What is even odder is that beyond this there is little if any interest by governments or regional institutions in the econometric modelling of the Caribbean industry to enable the development of models into which assumptions that for instance demonstrate whether the reduction or increase in taxes brings greater or lesser returns. As a consequence, taxes go up, airlines are incentivised and tax holidays are granted without there being any clear understanding of whether the short, medium or long term impact is likely to be positive or negative. For an industry worth more than US$25billion per annum and which employs at least thirteen per cent of the region’s workforce, this is truly disturbing.

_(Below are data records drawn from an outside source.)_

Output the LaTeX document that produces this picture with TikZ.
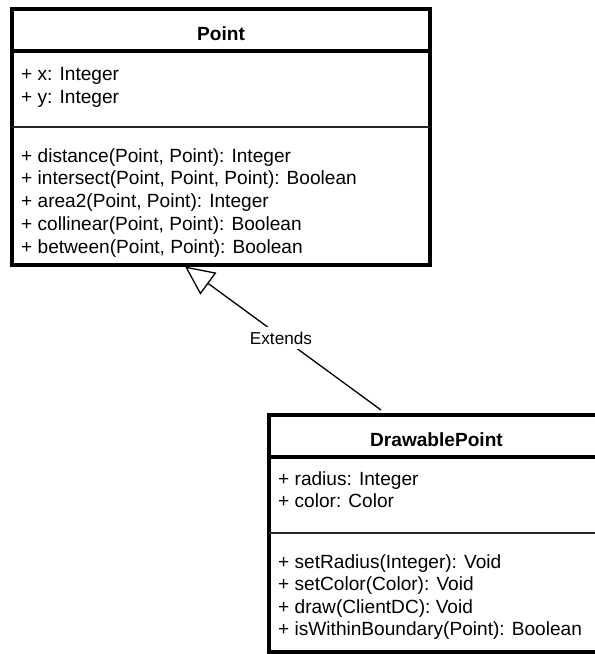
\documentclass[tikz,border=0pt]{standalone}
\usepackage{fontspec}
\setmainfont{Liberation Sans}
\usetikzlibrary{arrows.meta}
\begin{document}
\begin{tikzpicture}[x=1pt,y=-1pt,
  classbox/.style={draw=black, line width=4pt, fill=white, inner sep=0pt, outer sep=0pt},
  headrule/.style={draw=black, line width=4pt},
  partrule/.style={draw=black!85, line width=1.4pt},
  classname/.style={anchor=base, inner sep=0pt, font=\fontsize{19.1}{22.8}\selectfont\bfseries},
  member/.style={anchor=base west, inner sep=0pt, font=\fontsize{19.1}{22.8}\selectfont},
  genlabel/.style={fill=white, inner xsep=2pt, inner ysep=5pt, font=\fontsize{17.2}{20}\selectfont},
  generalization/.style={draw=black, line width=1.3pt,
    -{Triangle[open, length=29pt, width=27pt, fill=white]}}]
  \useasboundingbox (0,0) rectangle (595,654);
  \clip (0,0) rectangle (595,654);

  % class Point
  \node[classbox, minimum width=418pt, minimum height=256pt] (point) at (221,137) {};
  \draw[headrule] (12,50.5) -- (430,50.5);
  \draw[partrule] (12,127) -- (430,127);
  \node[classname] (point-name) at (221,40) {Point};
  \node[member] (point-a1) at (21,80) {+ x: Integer};
  \node[member] (point-a2) at (21,103) {+ y: Integer};
  \node[member] (point-m1) at (21,162) {+ distance(Point, Point): Integer};
  \node[member] (point-m2) at (21,184.8) {+ intersect(Point, Point, Point): Boolean};
  \node[member] (point-m3) at (21,207.6) {+ area2(Point, Point): Integer};
  \node[member] (point-m4) at (21,230.4) {+ collinear(Point, Point): Boolean};
  \node[member] (point-m5) at (21,253.2) {+ between(Point, Point): Boolean};

  % class DrawablePoint
  \node[classbox, minimum width=336pt, minimum height=237.5pt] (dpoint) at (437,533.25) {};
  \draw[headrule] (269,457) -- (605,457);
  \draw[partrule] (269,533) -- (605,533);
  \node[classname] (dpoint-name) at (436.5,446) {DrawablePoint};
  \node[member] (dpoint-a1) at (278,485) {+ radius: Integer};
  \node[member] (dpoint-a2) at (278,507.5) {+ color: Color};
  \node[member] (dpoint-m1) at (278,568) {+ setRadius(Integer): Void};
  \node[member] (dpoint-m2) at (278,590.5) {+ setColor(Color): Void};
  \node[member] (dpoint-m3) at (278,613) {+ draw(ClientDC): Void};
  \node[member] (dpoint-m4) at (278,635.5) {+ isWithinBoundary(Point): Boolean};

  % generalization DrawablePoint -> Point
  \coordinate (gen-head) at (185,266.5);
  \coordinate (gen-tail) at (381,410);
  \draw[generalization] (gen-tail) -- (gen-head);
  \node[genlabel] (gen-label) at (281,338) {Extends};
\end{tikzpicture}
\end{document}
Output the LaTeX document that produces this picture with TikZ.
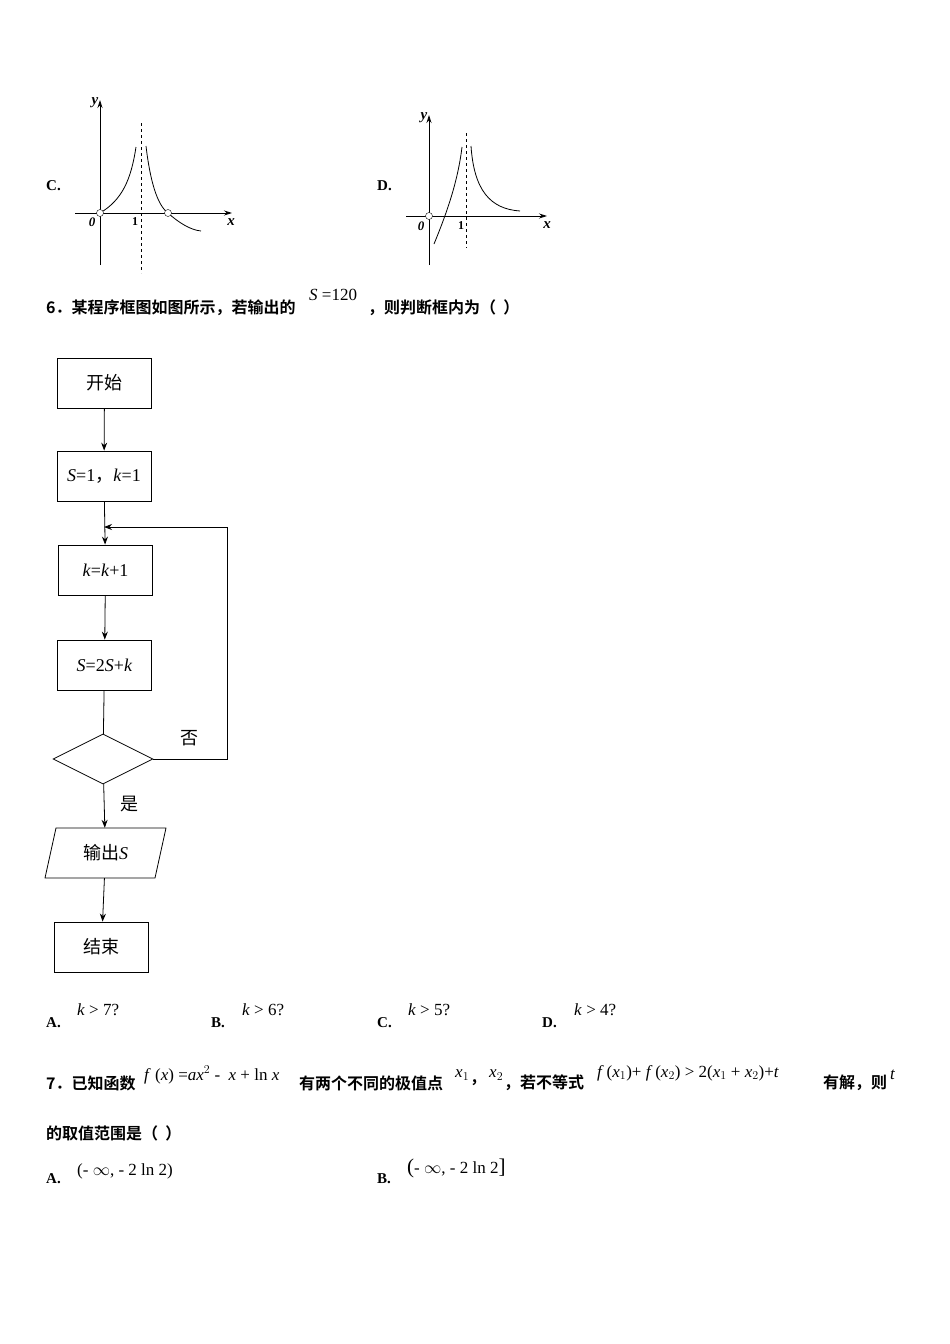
\documentclass[tikz,border=0pt]{standalone}
\usepackage{fontspec}
\setmainfont{Liberation Serif}
\newfontfamily\cjk{Noto Sans CJK SC}
\newfontfamily\cjkb{Noto Sans CJK SC}[BoldFont={* Bold}]
\usetikzlibrary{shapes.geometric,arrows.meta}
\begin{document}
\begin{tikzpicture}[x=1pt,y=-1pt,
  box/.style={draw,thick,minimum width=94pt,minimum height=50pt,inner sep=0pt,font=\fontsize{18}{18}\selectfont},
  arr/.style={-{Stealth[length=8pt,width=6pt]},thick},
  ax/.style={-{Stealth[length=8pt,width=5pt]},thick},
  t/.style={anchor=west,inner sep=0pt,font=\cjkb\bfseries\fontsize{16}{16}\selectfont},
  m/.style={anchor=west,inner sep=0pt,font=\fontsize{17}{17}\selectfont},
  lab/.style={inner sep=0pt,font=\bfseries\fontsize{15}{15}\selectfont}]
\useasboundingbox (0,0) rectangle (950,1344);
% graph C
\node[lab,anchor=west] (lc) at (46,186) {C.};
\draw[ax] (100,265) -- (100,100);
\draw[ax] (75,213) -- (232,213);
\draw[dashed] (141,123) -- (141,273);
\node[inner sep=0pt,font=\bfseries\itshape\fontsize{15}{15}\selectfont] at (95,103) {y};
\node[inner sep=0pt,font=\bfseries\itshape\fontsize{15}{15}\selectfont] at (231,222) {x};
\node[inner sep=0pt,font=\bfseries\itshape\fontsize{13}{13}\selectfont] at (92,222) {0};
\node[inner sep=0pt,font=\bfseries\fontsize{12}{12}\selectfont] at (135,222) {1};
\draw[thick] (100,213) .. controls (122,200) and (131,180) .. (136,147);
\draw[thick] (146,146) .. controls (150,180) and (157,205) .. (168,213) .. controls (178,222) and (190,230) .. (201,231);
\draw[fill=white] (100,213) circle (3.5);
\draw[fill=white] (168,213) circle (3.5);
% graph D
\node[lab,anchor=west] (ld) at (377,186) {D.};
\draw[ax] (429,265) -- (429,115);
\draw[ax] (406,216) -- (547,216);
\draw[dashed] (466,133) -- (466,248);
\node[inner sep=0pt,font=\bfseries\itshape\fontsize{15}{15}\selectfont] at (424,118) {y};
\node[inner sep=0pt,font=\bfseries\itshape\fontsize{15}{15}\selectfont] at (547,225) {x};
\node[inner sep=0pt,font=\bfseries\itshape\fontsize{13}{13}\selectfont] at (421,226) {0};
\node[inner sep=0pt,font=\bfseries\fontsize{12}{12}\selectfont] at (461,226) {1};
\draw[thick] (434,244) .. controls (448,210) and (458,180) .. (462,147);
\draw[thick] (471,146) .. controls (474,190) and (490,209) .. (520,211);
\draw[fill=white] (429,216) circle (3.5);
% question 6
\node[t] (q6) at (46,308) {6．某程序框图如图所示，若输出的};
\node[m] (s120) at (309,295) {\textit{S} =120};
\node[t] (q6b) at (368,308) {，则判断框内为（ \ ）};
% flowchart
\node[box] (start) at (104.5,383) {\cjk 开始};
\node[box] (init) at (104,476) {\textit{S}=1{\cjk ，}\textit{k}=1};
\node[box] (inc) at (105.5,570) {\textit{k}=\textit{k}+1};
\node[box] (upd) at (104.5,665) {\textit{S}=2\textit{S}+\textit{k}};
\node[draw,thick,diamond,minimum width=100pt,minimum height=50pt,inner sep=0pt,aspect=2] (dec) at (103,759) {};
\node[minimum width=110pt,minimum height=50pt,inner sep=0pt,font=\fontsize{18}{18}\selectfont] (out) at (105.5,853) {{\cjk 输出}\textit{S}};
\draw[thick] (45,878) -- (56,828) -- (166,828) -- (155,878) -- cycle;
\node[box] (end) at (101.5,947) {\cjk 结束};
\coordinate (j) at (104,527);
\coordinate (r1) at (227,759);
\coordinate (r2) at (227,527);
\draw[arr] (start) -- (init);
\draw[arr] (init) -- (inc);
\draw[arr] (inc) -- (upd);
\draw[thick] (upd) -- (dec);
\draw[arr] (dec) -- (out);
\draw[arr] (out) -- (end);
\draw[arr] (dec.east) -- (r1) -- (r2) -- (j);
\node[inner sep=0pt,font=\cjk\fontsize{18}{18}\selectfont] (no) at (189,738) {否};
\node[inner sep=0pt,font=\cjk\fontsize{18}{18}\selectfont] (yes) at (129,804) {是};
% answers
\node[lab,anchor=west] (a) at (46,1023) {A.};
\node[m] (ea) at (77,1010) {\textit{k} > 7?};
\node[lab,anchor=west] (b) at (211,1023) {B.};
\node[m] (eb) at (242,1010) {\textit{k} > 6?};
\node[lab,anchor=west] (c) at (377,1023) {C.};
\node[m] (ec) at (408,1010) {\textit{k} > 5?};
\node[lab,anchor=west] (d) at (542,1023) {D.};
\node[m] (ed) at (574,1010) {\textit{k} > 4?};
% question 7
\node[t] (q7) at (46,1083) {7．已知函数};
\node[m] (f) at (144,1075) {\textit{f} (\textit{x}) =\textit{ax}$^{2}$ - \ \textit{x} + ln \textit{x}};
\node[t] (q7b) at (299,1083) {有两个不同的极值点};
\node[m] (x1) at (455,1075) {\textit{x}$_{1}$};
\node[t] (cm) at (470,1083) {，};
\node[m] (x2) at (489,1075) {\textit{x}$_{2}$};
\node[t] (q7c) at (504,1083) {，若不等式};
\node[m] (ineq) at (597,1073) {\textit{f}\,(\textit{x}$_{1}$)+ \textit{f}\,(\textit{x}$_{2}$) > 2(\textit{x}$_{1}$ + \textit{x}$_{2}$)+\textit{t}};
\node[t] (q7d) at (823,1083) {有解，则};
\node[m] (tt) at (890,1075) {\textit{t}};
\node[t] (q7e) at (46,1133) {的取值范围是（ \ ）};
\node[lab,anchor=west] (a7) at (46,1179) {A.};
\node[m] (ea7) at (77,1171) {(- $\infty$, - 2 ln 2)};
\node[lab,anchor=west] (b7) at (377,1179) {B.};
\node[m] (eb7) at (407,1168) {{\fontsize{21}{21}\selectfont(}- $\infty$, - 2 ln 2{\fontsize{21}{21}\selectfont]}};
\end{tikzpicture}
\end{document}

The absence of clarity and an impact analysis is particularly evident when it comes to airlift. Over the last months, in the Eastern Caribbean in particular, key routes and hubs are being abandoned by the legacy airlines on which the region could previously rely. In their place are low cost carriers that initially offer attractive deals, but which in some cases have driven full service airlines out, leaving smaller islands’ tourism product vulnerable and reliant on airlines that then raise prices while offering a product less attractive to the high yield client base of such destinations.
In part this lack of focus has come about because the region’s most important industry frequently seems to rely on professionals operating in silos, or on gifted amateurs who understand what is happening to them or their country, but are unclear about how to advocate new ideas at a regional level or bring about change in the policy environment.
The policy concerns of tourism are further compounded by the increasingly diverting nature of a rapidly changing market place and the need for hoteliers to spend ever more time addressing commercial concerns as radical shifts in the demographic profile of visitors to the Caribbean occur, affecting what is wanted from a vacation, and how a destination might be selected and booked.
Space does not permit any detail, but one recent instance quoted by a US firm that monitors such trends indicates that young professionals are increasingly approaching a vacation on the basis that they are globally ‘collecting’ destination experiences. Put another way, they have no intention of returning, other perhaps than in later life.
In response the industry’s leadership is now placing almost all of its emphasis on marketing and new media. They intend encouraging more visitors through new approaches to selling Caribbean destinations through regionally owned search engines like CaribbeanTravel.com that make booking easier, clearer and more exciting. But this understandable emphasis on the need to devise a viable short term marketing approach that responds to new commercial challenges, does nothing to address the problems that will make or break the Caribbean tourism product over the next decade. Nor does it ensure that the land based industry gets what it wants; a strong public voice and evidence based advocacy.
Getting the regional marketing offering correct is essential. But just as big a challenge is finding new ways to build public-private partnerships that analyse the long term challenges and come up with solutions that governments and the industry are committed to implement.
The Caribbean tourism industry desperately needs politically elevating. It requires the emergence of regional tourism visionaries able to convince businesses and governments alike of the benefits of a strategy that ensures the sector not only becomes, but remains globally competitive.